Electoral Authority: Maduro Secures Third Term as Venezuela’s President
By Staff, Agencies
Nicolas Maduro has been re-elected as Venezuela's president, securing a third term in office, according to the country's electoral council.
Elvis Amoroso, president of the CNE electoral body, announced that the 61-year-old Maduro won 51.2 percent of the votes cast on Sunday, earning him another six-year term. Opposition candidate Edmundo Gonzalez Urrutia received 44.2 percent of the votes, Amoroso told reporters.
Maduro praised the over 900 election observers who monitored the election and condemned allegations of election fraud. “We’ve seen this movie many times before,” he said, addressing a cheering crowd of supporters. “It’s the move of the extreme right. It came out 20 years ago, many of you hadn’t been born yet, and they tried to besmirch the results back then – calling ‘fraud’ were all these press releases.”

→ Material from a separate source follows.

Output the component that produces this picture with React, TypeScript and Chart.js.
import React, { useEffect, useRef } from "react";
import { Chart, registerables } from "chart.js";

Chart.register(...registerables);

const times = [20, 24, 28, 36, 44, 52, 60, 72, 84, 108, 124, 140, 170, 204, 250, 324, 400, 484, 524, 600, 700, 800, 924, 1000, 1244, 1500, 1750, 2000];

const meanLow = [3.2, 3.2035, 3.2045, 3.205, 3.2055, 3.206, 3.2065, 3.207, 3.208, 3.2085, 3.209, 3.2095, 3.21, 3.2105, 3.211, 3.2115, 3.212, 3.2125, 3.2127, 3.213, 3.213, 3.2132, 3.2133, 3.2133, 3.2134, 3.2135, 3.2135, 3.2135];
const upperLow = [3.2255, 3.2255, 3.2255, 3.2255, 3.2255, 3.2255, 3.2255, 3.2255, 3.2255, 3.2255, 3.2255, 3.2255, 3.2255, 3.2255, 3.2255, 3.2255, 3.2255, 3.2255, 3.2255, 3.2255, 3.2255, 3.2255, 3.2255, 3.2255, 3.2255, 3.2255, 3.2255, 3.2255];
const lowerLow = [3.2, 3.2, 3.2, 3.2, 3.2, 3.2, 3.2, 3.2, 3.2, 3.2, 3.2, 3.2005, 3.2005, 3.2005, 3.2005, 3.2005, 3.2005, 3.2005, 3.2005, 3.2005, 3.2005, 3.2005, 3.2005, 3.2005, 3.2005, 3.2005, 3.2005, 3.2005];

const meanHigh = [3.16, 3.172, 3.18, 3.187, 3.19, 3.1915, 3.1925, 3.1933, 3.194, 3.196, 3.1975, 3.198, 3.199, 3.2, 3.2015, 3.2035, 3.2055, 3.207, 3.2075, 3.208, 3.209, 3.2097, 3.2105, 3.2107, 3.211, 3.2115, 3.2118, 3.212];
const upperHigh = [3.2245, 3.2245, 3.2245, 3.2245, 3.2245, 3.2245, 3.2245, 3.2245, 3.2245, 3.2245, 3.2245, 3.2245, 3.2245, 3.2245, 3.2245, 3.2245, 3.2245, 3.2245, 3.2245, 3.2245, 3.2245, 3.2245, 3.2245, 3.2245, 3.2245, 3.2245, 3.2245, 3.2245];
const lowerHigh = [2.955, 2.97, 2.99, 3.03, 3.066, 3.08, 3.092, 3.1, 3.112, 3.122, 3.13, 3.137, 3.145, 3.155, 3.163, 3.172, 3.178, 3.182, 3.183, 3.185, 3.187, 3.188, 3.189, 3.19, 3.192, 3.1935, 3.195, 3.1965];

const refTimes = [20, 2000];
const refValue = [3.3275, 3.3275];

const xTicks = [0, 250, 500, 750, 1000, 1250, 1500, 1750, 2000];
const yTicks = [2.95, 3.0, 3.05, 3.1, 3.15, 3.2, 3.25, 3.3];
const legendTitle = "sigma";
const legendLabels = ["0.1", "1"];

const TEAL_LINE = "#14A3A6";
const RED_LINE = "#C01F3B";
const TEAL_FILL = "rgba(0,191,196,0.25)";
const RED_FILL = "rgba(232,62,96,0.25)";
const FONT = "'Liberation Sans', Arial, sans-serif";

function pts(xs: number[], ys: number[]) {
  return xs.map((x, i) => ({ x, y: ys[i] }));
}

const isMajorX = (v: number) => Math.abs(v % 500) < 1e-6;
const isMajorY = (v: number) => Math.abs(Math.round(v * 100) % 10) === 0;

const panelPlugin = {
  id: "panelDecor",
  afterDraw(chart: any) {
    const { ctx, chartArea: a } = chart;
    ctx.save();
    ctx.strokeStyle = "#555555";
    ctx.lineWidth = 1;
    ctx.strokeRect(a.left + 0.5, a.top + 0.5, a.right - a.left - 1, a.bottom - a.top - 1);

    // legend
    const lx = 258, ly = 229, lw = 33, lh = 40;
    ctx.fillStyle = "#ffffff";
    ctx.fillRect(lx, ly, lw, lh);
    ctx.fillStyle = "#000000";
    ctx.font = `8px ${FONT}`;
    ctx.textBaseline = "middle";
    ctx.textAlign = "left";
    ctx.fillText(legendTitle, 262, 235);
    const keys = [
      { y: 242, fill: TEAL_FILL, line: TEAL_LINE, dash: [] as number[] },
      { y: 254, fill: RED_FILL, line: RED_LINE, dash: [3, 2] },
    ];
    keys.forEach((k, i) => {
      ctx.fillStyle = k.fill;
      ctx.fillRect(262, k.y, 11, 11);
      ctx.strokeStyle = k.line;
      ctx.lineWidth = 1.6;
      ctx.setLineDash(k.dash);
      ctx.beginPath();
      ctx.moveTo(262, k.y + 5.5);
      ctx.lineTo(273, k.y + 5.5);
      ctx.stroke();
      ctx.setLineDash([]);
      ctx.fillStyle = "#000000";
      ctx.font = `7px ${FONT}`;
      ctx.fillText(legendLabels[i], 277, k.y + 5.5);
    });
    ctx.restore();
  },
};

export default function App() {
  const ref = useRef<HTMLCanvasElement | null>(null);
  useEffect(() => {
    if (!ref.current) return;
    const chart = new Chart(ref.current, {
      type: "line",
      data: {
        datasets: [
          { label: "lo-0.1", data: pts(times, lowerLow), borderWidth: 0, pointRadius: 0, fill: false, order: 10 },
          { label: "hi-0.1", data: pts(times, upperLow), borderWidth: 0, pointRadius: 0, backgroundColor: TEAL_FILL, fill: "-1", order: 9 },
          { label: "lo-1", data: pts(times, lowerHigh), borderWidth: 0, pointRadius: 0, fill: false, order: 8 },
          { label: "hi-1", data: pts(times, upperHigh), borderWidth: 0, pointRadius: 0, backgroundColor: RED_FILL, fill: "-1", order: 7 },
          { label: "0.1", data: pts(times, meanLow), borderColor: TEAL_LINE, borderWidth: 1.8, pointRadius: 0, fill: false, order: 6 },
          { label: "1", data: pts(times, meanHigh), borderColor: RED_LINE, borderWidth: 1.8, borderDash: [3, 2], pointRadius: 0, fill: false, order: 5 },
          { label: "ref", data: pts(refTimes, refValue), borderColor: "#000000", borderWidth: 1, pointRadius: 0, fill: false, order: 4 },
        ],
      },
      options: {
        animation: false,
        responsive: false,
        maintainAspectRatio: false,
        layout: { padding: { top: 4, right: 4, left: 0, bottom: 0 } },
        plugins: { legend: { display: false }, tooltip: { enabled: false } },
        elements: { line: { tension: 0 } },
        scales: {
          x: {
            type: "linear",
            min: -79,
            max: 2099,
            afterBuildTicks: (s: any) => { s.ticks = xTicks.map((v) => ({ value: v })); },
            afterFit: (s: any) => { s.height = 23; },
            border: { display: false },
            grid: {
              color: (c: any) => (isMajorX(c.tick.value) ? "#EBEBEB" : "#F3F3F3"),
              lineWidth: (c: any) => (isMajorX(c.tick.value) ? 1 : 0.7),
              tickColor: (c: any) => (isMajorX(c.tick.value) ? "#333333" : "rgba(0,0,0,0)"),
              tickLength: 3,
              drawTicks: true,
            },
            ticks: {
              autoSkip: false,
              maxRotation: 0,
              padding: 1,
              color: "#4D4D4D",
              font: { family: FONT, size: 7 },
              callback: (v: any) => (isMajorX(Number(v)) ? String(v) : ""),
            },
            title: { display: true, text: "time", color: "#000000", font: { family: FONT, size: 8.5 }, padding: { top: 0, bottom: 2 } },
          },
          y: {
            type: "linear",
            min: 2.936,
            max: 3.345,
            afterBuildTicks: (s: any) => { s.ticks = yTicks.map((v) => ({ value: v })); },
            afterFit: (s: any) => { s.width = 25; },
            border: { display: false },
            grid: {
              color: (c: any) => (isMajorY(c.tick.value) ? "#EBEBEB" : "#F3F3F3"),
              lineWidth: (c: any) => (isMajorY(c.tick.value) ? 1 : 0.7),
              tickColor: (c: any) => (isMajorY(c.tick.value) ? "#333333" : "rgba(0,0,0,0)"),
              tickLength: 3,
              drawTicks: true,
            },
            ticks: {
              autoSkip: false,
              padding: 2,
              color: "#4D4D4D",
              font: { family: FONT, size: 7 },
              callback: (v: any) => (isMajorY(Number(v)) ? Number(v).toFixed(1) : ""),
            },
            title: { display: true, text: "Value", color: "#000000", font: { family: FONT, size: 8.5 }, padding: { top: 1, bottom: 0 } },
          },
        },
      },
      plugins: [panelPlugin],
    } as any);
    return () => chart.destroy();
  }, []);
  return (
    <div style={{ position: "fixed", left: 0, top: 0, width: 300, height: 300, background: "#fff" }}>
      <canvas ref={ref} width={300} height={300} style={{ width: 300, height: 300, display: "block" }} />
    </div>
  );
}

Referring to his supporters, Maduro added, “They are ugly faces. The gorgeous ones are the people who are here and noble.”
A former bus driver, Maduro became president following the death of his mentor Hugo Chavez in 2013 and was re-elected in 2018 despite opposition orchestrated by the US.
Since November 2019, US-led sanctions have pushed inflation in Venezuela to above 4,000 percent.